The full global picture for viewing figures will not be available for some time, but snapshots now that every nation has played at least one game, and now ratings are out for yesterday’s games, include:

  • South African TV attracted a record audience, peaking at 11m people on SABC and Supersport 3, and with an average of 10.147m, for the tournament opener between South Africa and Mexico. That represented a 39 per cent higher figure than the Brazil v South Africa game at the 2009 Confederations Cup. The tournament opener was also the most-watched television programme that day in Los Angeles, Miami, Dallas and some other American cities as it attracted 5.4m viewers on Spanish-language TV in the USA as well as 2.9m viewers on ESPN in the same country.
  • South Korea’s opening game against Greece drew an audience share of 59.8 per cent and a peak of 70.8 per cent, making it the seventh highest World Cup match rating Korea has seen. The same match in China averaged 24m viewers on CCTV5.
  • Argentina’s opener against Nigeria scored a rating of 63.2 points across two channels. This was lower than the figure for Argentina’s opener in 2006, but still “staggeringly high for a Saturday lunchtime” according to ratings expert Kevin Alavy.
  • England’s opener against the USA had an average audience in the UK of 13.2m on ITV for the whole programme and 17.65m for the game itself, peaking at 19.415m. In the USA, 13m people watched the same game on ABC and another 3.8m on Univision for a total US audience of 16.8m, or higher than any of the first four games of the NBA basketball finals.
  • The early audiences in the USA are approaching double the numbers attracted in 2006 at the same stage. The footballing records to beat (post 1994 World Cup) are the 18m who watched the women’s World Cup final in 1999, when the USA beat China, and the 6.7m who watched Mexico play Argentina in the R16 on Univision in 2006. Both those records could tumble in 2010.
  • Australia’s opening humbling by Germany attracted 1.4m on SBS, making it the eighth-most watched programme in the channel’s 30-year history. All the other seven were football too. In Germany, the matched averaged 16m people.
  • Japan’s opener against Cameroon, with an 11pm kick-off (local time) attracted good ratings figures of between 40 and 45.2 for a late-night game.
  • Italy’s opener against Paraguay was within a few million of a record number, attracting 18.9m people on Rai, plus 2.54m on Sky Italia for a total of 21.5m and an audience share of 72.7 per cent.
  • New Zealand is a rugby nation but a late-night audience (kick off 11.30pm local time) of 450,000 in a country with a population of 4.4m watched the match with Slovaki, which was more than respectable compared to the 461,000 who watched the All Blacks play Ireland at peak time.

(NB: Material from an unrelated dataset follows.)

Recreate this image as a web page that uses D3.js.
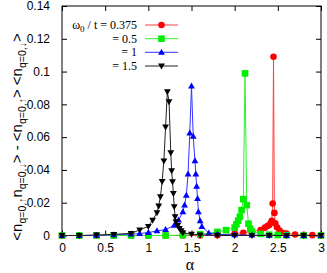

  • Spain’s painful defeat to Switzerland yesterday attracted 9.771m viewers on Telecinco, a record for the channel, and higher than Barcelona’s 9.2m audience for their semi-final defeat in the Champions League to Inter. International football is “much, much bigger, always, than club football,” says Alavy, but for Spain to attract those numbers for a midweek afternoon kick-off was “very positive.”